Repeat every line of the listing below exactly, minus the pictures.

# [Material provided]
⁂

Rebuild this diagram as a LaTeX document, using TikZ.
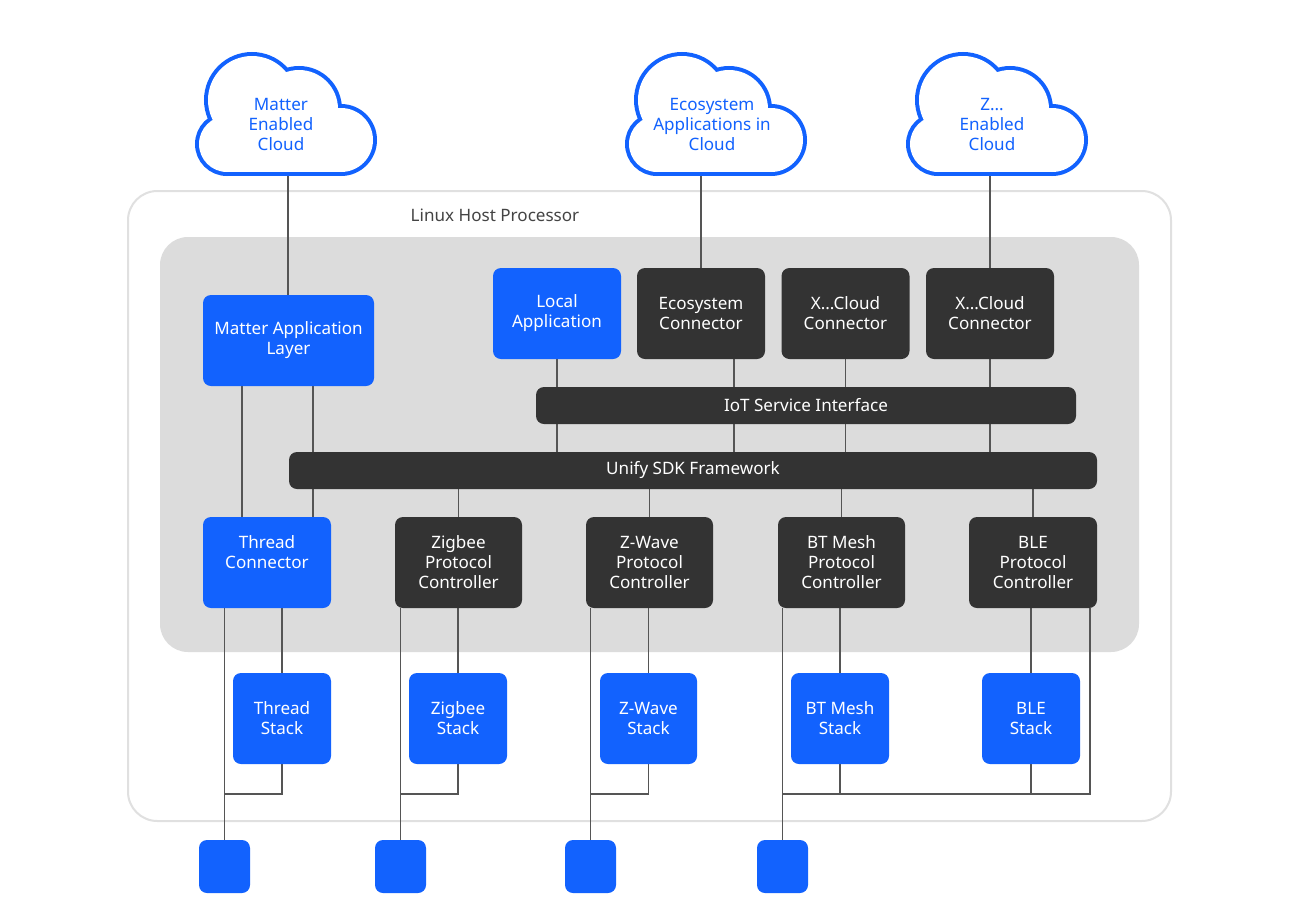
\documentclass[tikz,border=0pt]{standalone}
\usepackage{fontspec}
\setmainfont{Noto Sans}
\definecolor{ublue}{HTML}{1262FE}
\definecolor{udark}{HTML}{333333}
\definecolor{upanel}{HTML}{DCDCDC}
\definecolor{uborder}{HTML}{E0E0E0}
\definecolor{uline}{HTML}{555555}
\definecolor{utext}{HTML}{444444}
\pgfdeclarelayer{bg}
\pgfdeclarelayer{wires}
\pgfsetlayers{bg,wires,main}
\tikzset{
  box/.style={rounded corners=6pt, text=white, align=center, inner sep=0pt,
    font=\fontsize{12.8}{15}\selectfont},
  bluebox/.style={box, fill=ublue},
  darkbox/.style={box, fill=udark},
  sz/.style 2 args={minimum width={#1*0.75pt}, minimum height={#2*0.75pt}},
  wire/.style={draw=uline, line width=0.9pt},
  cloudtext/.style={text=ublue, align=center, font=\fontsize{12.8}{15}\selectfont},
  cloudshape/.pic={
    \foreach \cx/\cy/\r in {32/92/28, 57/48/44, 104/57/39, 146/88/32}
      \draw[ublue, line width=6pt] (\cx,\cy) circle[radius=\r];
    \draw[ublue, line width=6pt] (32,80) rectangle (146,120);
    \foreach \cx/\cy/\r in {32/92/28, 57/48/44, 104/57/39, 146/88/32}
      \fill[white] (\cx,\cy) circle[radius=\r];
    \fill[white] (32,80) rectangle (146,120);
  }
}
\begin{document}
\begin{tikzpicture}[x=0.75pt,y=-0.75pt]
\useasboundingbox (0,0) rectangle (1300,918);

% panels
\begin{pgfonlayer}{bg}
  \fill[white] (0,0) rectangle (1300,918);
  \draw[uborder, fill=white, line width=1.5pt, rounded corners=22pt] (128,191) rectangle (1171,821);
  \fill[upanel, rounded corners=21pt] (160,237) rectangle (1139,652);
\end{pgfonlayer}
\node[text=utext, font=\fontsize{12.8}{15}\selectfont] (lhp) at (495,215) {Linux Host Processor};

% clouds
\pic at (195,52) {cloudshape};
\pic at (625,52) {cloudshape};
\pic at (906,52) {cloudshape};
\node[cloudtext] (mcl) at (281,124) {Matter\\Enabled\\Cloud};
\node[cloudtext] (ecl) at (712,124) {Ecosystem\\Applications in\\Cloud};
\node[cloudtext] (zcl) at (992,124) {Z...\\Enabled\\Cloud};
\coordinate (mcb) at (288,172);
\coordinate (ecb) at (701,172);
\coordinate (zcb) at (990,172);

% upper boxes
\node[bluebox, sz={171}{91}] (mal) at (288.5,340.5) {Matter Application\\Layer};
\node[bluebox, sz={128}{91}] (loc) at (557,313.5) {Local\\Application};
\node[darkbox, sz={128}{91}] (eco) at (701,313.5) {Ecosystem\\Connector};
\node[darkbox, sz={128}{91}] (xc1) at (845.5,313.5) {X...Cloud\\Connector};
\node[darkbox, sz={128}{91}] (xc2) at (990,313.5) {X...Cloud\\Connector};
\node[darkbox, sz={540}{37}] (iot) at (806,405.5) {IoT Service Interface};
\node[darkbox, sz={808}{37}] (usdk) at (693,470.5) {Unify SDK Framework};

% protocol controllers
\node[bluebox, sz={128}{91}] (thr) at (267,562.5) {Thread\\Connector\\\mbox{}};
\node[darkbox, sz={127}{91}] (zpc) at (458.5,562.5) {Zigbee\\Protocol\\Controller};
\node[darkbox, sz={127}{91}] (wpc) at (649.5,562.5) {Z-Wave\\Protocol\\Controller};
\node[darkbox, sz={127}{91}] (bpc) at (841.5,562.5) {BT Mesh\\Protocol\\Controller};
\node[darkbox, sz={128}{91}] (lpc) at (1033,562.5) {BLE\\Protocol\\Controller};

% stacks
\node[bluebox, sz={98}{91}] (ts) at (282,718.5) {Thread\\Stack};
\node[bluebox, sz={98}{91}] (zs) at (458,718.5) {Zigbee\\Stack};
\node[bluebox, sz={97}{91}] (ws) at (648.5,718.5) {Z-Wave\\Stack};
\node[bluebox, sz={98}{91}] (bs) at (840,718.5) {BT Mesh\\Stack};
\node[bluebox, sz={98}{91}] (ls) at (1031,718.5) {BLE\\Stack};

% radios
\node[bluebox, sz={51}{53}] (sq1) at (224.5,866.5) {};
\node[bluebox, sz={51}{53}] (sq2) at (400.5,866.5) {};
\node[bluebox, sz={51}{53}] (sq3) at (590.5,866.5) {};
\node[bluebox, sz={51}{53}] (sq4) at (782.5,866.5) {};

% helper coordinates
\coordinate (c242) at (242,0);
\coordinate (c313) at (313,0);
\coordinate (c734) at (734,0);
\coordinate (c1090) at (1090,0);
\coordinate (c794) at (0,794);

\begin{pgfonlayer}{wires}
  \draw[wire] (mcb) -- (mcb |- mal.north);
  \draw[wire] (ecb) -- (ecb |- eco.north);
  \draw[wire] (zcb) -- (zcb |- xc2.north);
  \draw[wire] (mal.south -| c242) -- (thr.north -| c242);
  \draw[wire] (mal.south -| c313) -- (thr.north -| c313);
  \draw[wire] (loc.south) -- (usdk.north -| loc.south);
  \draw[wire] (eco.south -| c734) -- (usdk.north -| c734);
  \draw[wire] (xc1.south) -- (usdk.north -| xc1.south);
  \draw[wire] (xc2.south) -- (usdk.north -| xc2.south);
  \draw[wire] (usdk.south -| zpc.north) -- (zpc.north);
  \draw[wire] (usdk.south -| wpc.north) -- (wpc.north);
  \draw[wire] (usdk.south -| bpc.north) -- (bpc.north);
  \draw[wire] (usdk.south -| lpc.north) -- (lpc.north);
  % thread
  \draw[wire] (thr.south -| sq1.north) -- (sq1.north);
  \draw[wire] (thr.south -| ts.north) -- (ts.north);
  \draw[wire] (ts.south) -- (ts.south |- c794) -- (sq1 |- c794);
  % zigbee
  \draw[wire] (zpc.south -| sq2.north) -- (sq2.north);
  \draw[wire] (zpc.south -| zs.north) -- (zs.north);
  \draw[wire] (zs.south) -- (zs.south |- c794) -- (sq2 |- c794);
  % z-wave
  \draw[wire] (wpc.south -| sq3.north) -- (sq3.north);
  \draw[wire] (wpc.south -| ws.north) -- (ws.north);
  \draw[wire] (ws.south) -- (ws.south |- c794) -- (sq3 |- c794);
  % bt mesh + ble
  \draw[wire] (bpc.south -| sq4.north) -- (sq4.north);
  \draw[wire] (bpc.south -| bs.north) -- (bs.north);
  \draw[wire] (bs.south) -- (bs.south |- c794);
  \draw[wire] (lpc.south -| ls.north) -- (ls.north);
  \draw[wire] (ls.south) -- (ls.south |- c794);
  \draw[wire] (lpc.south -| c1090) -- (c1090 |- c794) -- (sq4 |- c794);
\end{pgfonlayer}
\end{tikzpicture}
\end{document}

⁂

# [Correct result]
Rebuild this diagram as a LaTeX document, using TikZ.
\documentclass[tikz,border=0pt]{standalone}
\usepackage{fontspec}
\setmainfont{Noto Sans}
\definecolor{ublue}{HTML}{1262FE}
\definecolor{udark}{HTML}{333333}
\definecolor{upanel}{HTML}{DCDCDC}
\definecolor{uborder}{HTML}{E0E0E0}
\definecolor{uline}{HTML}{555555}
\definecolor{utext}{HTML}{444444}
\pgfdeclarelayer{bg}
\pgfdeclarelayer{wires}
\pgfsetlayers{bg,wires,main}
\tikzset{
  box/.style={rounded corners=6pt, text=white, align=center, inner sep=0pt,
    font=\fontsize{12.8}{15}\selectfont},
  bluebox/.style={box, fill=ublue},
  darkbox/.style={box, fill=udark},
  sz/.style 2 args={minimum width={#1*0.75pt}, minimum height={#2*0.75pt}},
  wire/.style={draw=uline, line width=0.9pt},
  cloudtext/.style={text=ublue, align=center, font=\fontsize{12.8}{15}\selectfont},
  cloudshape/.pic={
    \foreach \cx/\cy/\r in {32/92/28, 57/48/44, 104/57/39, 146/88/32}
      \draw[ublue, line width=6pt] (\cx,\cy) circle[radius=\r];
    \draw[ublue, line width=6pt] (32,80) rectangle (146,120);
    \foreach \cx/\cy/\r in {32/92/28, 57/48/44, 104/57/39, 146/88/32}
      \fill[white] (\cx,\cy) circle[radius=\r];
    \fill[white] (32,80) rectangle (146,120);
  }
}
\begin{document}
\begin{tikzpicture}[x=0.75pt,y=-0.75pt]
\useasboundingbox (0,0) rectangle (1300,918);

% panels
\begin{pgfonlayer}{bg}
  \fill[white] (0,0) rectangle (1300,918);
  \draw[uborder, fill=white, line width=1.5pt, rounded corners=22pt] (128,191) rectangle (1171,821);
  \fill[upanel, rounded corners=21pt] (160,237) rectangle (1139,652);
\end{pgfonlayer}
\node[text=utext, font=\fontsize{12.8}{15}\selectfont] (lhp) at (495,215) {Linux Host Processor};

% clouds
\pic at (195,52) {cloudshape};
\pic at (625,52) {cloudshape};
\pic at (906,52) {cloudshape};
\node[cloudtext] (mcl) at (281,124) {Matter\\Enabled\\Cloud};
\node[cloudtext] (ecl) at (712,124) {Ecosystem\\Applications in\\Cloud};
\node[cloudtext] (zcl) at (992,124) {Z...\\Enabled\\Cloud};
\coordinate (mcb) at (288,172);
\coordinate (ecb) at (701,172);
\coordinate (zcb) at (990,172);

% upper boxes
\node[bluebox, sz={171}{91}] (mal) at (288.5,340.5) {Matter Application\\Layer};
\node[bluebox, sz={128}{91}] (loc) at (557,313.5) {Local\\Application};
\node[darkbox, sz={128}{91}] (eco) at (701,313.5) {Ecosystem\\Connector};
\node[darkbox, sz={128}{91}] (xc1) at (845.5,313.5) {X...Cloud\\Connector};
\node[darkbox, sz={128}{91}] (xc2) at (990,313.5) {X...Cloud\\Connector};
\node[darkbox, sz={540}{37}] (iot) at (806,405.5) {IoT Service Interface};
\node[darkbox, sz={808}{37}] (usdk) at (693,470.5) {Unify SDK Framework};

% protocol controllers
\node[bluebox, sz={128}{91}] (thr) at (267,562.5) {Thread\\Connector\\\mbox{}};
\node[darkbox, sz={127}{91}] (zpc) at (458.5,562.5) {Zigbee\\Protocol\\Controller};
\node[darkbox, sz={127}{91}] (wpc) at (649.5,562.5) {Z-Wave\\Protocol\\Controller};
\node[darkbox, sz={127}{91}] (bpc) at (841.5,562.5) {BT Mesh\\Protocol\\Controller};
\node[darkbox, sz={128}{91}] (lpc) at (1033,562.5) {BLE\\Protocol\\Controller};

% stacks
\node[bluebox, sz={98}{91}] (ts) at (282,718.5) {Thread\\Stack};
\node[bluebox, sz={98}{91}] (zs) at (458,718.5) {Zigbee\\Stack};
\node[bluebox, sz={97}{91}] (ws) at (648.5,718.5) {Z-Wave\\Stack};
\node[bluebox, sz={98}{91}] (bs) at (840,718.5) {BT Mesh\\Stack};
\node[bluebox, sz={98}{91}] (ls) at (1031,718.5) {BLE\\Stack};

% radios
\node[bluebox, sz={51}{53}] (sq1) at (224.5,866.5) {};
\node[bluebox, sz={51}{53}] (sq2) at (400.5,866.5) {};
\node[bluebox, sz={51}{53}] (sq3) at (590.5,866.5) {};
\node[bluebox, sz={51}{53}] (sq4) at (782.5,866.5) {};

% helper coordinates
\coordinate (c242) at (242,0);
\coordinate (c313) at (313,0);
\coordinate (c734) at (734,0);
\coordinate (c1090) at (1090,0);
\coordinate (c794) at (0,794);

\begin{pgfonlayer}{wires}
  \draw[wire] (mcb) -- (mcb |- mal.north);
  \draw[wire] (ecb) -- (ecb |- eco.north);
  \draw[wire] (zcb) -- (zcb |- xc2.north);
  \draw[wire] (mal.south -| c242) -- (thr.north -| c242);
  \draw[wire] (mal.south -| c313) -- (thr.north -| c313);
  \draw[wire] (loc.south) -- (usdk.north -| loc.south);
  \draw[wire] (eco.south -| c734) -- (usdk.north -| c734);
  \draw[wire] (xc1.south) -- (usdk.north -| xc1.south);
  \draw[wire] (xc2.south) -- (usdk.north -| xc2.south);
  \draw[wire] (usdk.south -| zpc.north) -- (zpc.north);
  \draw[wire] (usdk.south -| wpc.north) -- (wpc.north);
  \draw[wire] (usdk.south -| bpc.north) -- (bpc.north);
  \draw[wire] (usdk.south -| lpc.north) -- (lpc.north);
  % thread
  \draw[wire] (thr.south -| sq1.north) -- (sq1.north);
  \draw[wire] (thr.south -| ts.north) -- (ts.north);
  \draw[wire] (ts.south) -- (ts.south |- c794) -- (sq1 |- c794);
  % zigbee
  \draw[wire] (zpc.south -| sq2.north) -- (sq2.north);
  \draw[wire] (zpc.south -| zs.north) -- (zs.north);
  \draw[wire] (zs.south) -- (zs.south |- c794) -- (sq2 |- c794);
  % z-wave
  \draw[wire] (wpc.south -| sq3.north) -- (sq3.north);
  \draw[wire] (wpc.south -| ws.north) -- (ws.north);
  \draw[wire] (ws.south) -- (ws.south |- c794) -- (sq3 |- c794);
  % bt mesh + ble
  \draw[wire] (bpc.south -| sq4.north) -- (sq4.north);
  \draw[wire] (bpc.south -| bs.north) -- (bs.north);
  \draw[wire] (bs.south) -- (bs.south |- c794);
  \draw[wire] (lpc.south -| ls.north) -- (ls.north);
  \draw[wire] (ls.south) -- (ls.south |- c794);
  \draw[wire] (lpc.south -| c1090) -- (c1090 |- c794) -- (sq4 |- c794);
\end{pgfonlayer}
\end{tikzpicture}
\end{document}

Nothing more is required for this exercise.